One note on the load balancing though. That’s the issue that brought up some questions I couldn’t answer, so I had another look at the documentation (which is still rather sparse, by the way.

AP4R knows two kinds of balancing. The first one is the distribution of dispatching tasks over a number of threads. That way the messages in the server’s queue can be handled in parallel. Since the threads only scale on one host this doesn’t allow for load balancing on several hosts.

For this AP4R has an experimental feature called carriers. These allow for the AP4R server to redistribute the messages to a bunch of servers exclusively dealing with the messages. It should be added though that these carriers use polling to fetch new messages from the master server’s queue. This has the clear advantage that new carriers can be added without changing any configuration on the other servers. Carriers aren’t considered stable yet, but they point in the right direction.

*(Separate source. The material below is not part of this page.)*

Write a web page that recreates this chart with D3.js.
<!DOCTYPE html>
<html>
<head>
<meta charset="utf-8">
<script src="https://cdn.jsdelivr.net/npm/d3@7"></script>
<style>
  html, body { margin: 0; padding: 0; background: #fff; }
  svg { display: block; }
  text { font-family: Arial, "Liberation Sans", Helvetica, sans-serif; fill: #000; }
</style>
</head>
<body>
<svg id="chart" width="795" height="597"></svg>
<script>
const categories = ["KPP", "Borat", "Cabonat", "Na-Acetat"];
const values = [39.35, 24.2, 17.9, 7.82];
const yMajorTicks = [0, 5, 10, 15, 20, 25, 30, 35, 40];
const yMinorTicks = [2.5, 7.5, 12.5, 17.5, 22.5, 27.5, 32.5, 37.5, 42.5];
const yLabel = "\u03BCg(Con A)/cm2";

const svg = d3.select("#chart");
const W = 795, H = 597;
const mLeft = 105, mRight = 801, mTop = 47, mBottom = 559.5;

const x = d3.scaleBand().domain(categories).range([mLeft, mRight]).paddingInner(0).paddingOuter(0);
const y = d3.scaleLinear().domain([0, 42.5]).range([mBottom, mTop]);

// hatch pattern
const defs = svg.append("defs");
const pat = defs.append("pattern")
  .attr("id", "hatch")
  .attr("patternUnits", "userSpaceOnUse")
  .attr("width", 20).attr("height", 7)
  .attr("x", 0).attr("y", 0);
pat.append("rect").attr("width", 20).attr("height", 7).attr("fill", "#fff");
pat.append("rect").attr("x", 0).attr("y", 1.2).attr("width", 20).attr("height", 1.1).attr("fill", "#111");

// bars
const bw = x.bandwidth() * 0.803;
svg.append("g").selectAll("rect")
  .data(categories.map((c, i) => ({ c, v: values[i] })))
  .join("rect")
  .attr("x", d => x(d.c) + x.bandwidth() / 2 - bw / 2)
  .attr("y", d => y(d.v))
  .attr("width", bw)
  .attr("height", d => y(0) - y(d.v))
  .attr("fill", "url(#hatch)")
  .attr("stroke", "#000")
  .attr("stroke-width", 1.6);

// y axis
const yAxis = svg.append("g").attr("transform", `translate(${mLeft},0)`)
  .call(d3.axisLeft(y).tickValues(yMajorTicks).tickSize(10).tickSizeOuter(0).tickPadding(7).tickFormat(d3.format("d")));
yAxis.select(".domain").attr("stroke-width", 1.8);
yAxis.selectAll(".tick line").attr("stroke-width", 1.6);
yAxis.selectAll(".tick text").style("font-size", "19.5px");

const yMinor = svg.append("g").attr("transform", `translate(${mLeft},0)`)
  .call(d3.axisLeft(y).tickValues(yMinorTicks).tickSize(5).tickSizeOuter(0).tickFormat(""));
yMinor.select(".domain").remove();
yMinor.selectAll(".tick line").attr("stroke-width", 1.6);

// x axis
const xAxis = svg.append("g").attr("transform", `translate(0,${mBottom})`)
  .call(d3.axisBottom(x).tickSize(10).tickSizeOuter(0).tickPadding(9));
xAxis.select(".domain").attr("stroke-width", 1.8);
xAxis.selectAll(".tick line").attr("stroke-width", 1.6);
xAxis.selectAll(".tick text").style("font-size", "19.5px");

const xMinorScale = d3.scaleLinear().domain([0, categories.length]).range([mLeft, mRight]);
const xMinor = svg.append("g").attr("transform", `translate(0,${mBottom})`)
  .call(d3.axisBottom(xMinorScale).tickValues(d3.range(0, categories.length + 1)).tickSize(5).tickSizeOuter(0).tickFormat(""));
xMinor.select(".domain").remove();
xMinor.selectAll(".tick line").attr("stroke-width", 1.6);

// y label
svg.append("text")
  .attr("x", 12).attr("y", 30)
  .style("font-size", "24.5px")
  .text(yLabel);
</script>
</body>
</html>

As for the client, let’s say a Rails application, it can only handle exactly one AP4R server to transmit its messages to. So if you’re balancing your application’s load over several servers, you can either send all the messages to one server or have each application deliver them to its own AP4R server. The downside of this is that if one server fails, one or all of your server can’t deliver asynchronous messages. So it’s probably best to always rely on store-and-forward to ensure that your messages won’t get lost.

For some further information I’d recommend checking out the website, the “Getting Started” document, where they show how to set up the example application, and a large set of slides from a presentation at this year’s RubyKaigi.

I’m looking forward to seeing what’s next for AP4R. It’s a promising start.